But this year, there has been huge excitement about a very different intervention: the power of exercise. We all know by now that exercise is good for us, but surprisingly there has never before been a randomised controlled trial (RCT) — the gold standard for proving the effects of a particular intervention — that looked at whether exercise improved cancer survival.

So, 16 years ago, long-distance runner Dr Christopher Booth and his colleagues set out to answer this question.

Their pioneering study found that patients who received an “exercise prescription” and were supported by a personal trainer to increase their activity levels were 28% less likely to see their cancer return and 37% less likely to die over eight years.

The amount of exercise needed was equivalent to brisk walking for 45 minutes, three to four times per week, but could also include other activities such as swimming, cycling or cross-country skiing.

Colon cancer is the most common type of bowel cancer, claiming 31,800 UK lives every year. The study looked specifically at patients who had been treated for stage two or three disease with surgery and chemotherapy.

However, there were promising signals that exercise could benefit patients with other types of cancer too, with lower rates of new breast and prostate diagnoses among those who exercised.

NHS England’s top doctor, Prof Sir Stephen Powis, is excited. He said the “landmark” findings suggest exercise can “help turbocharge the body’s ability to prevent cancer from returning after treatment and save more lives”.

With a price tag of around £2,000-£3,000 per patient for the three years of health coaching, it is also a far cheaper intervention than many cancer drugs.

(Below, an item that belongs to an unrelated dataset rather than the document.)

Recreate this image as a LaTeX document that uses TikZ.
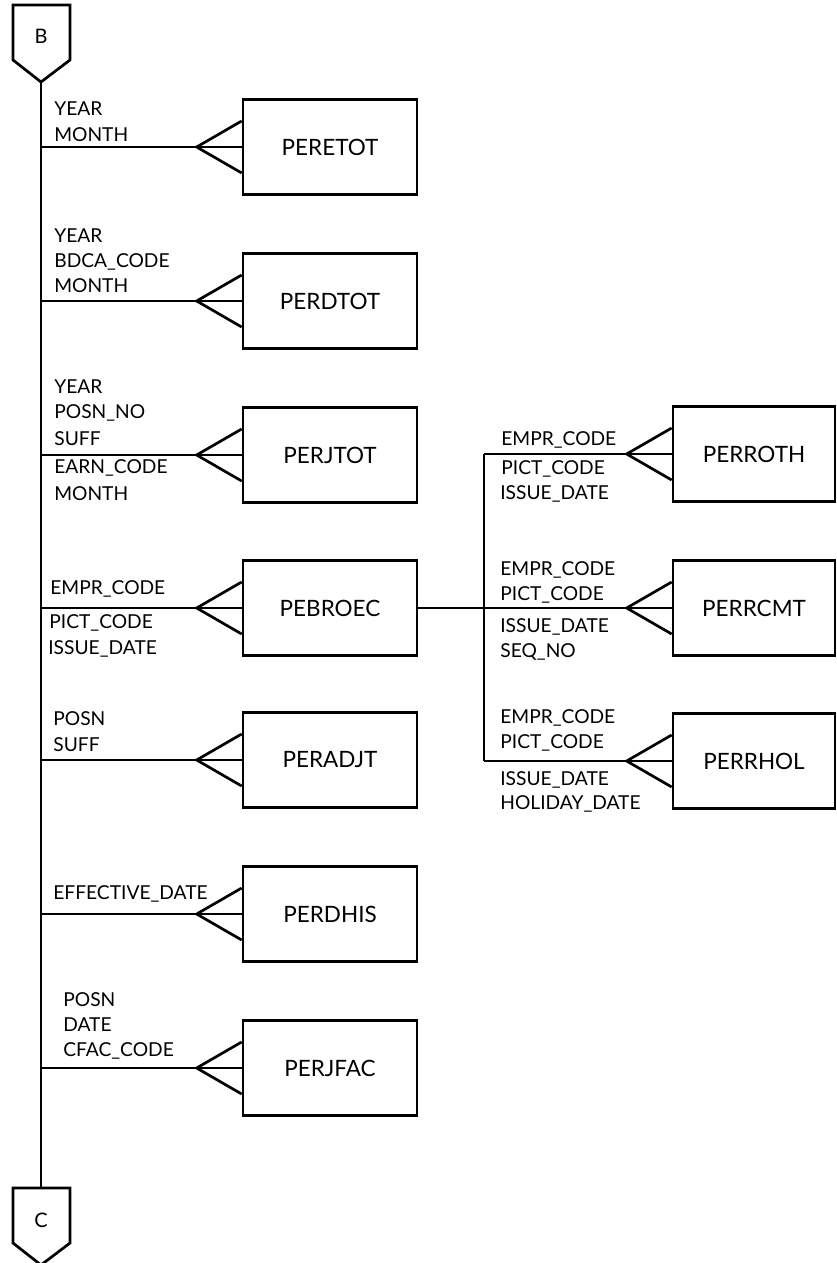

When you take into account the potential savings to the NHS through prevention of recurrent or new cancers, reducing demand for treatment, the potential impact is huge.

At a press conference announcing the findings, a panel of experts was asked whether patients with other cancers should also consider exercising or if more research was needed first.

ASCO’s chief medical officer, Dr Julie Gralow, replied: “We shouldn’t wait to be prescribing this. If the only [negative] thing is that you get some more aches and pains, why wouldn’t we recommend it to our patients?”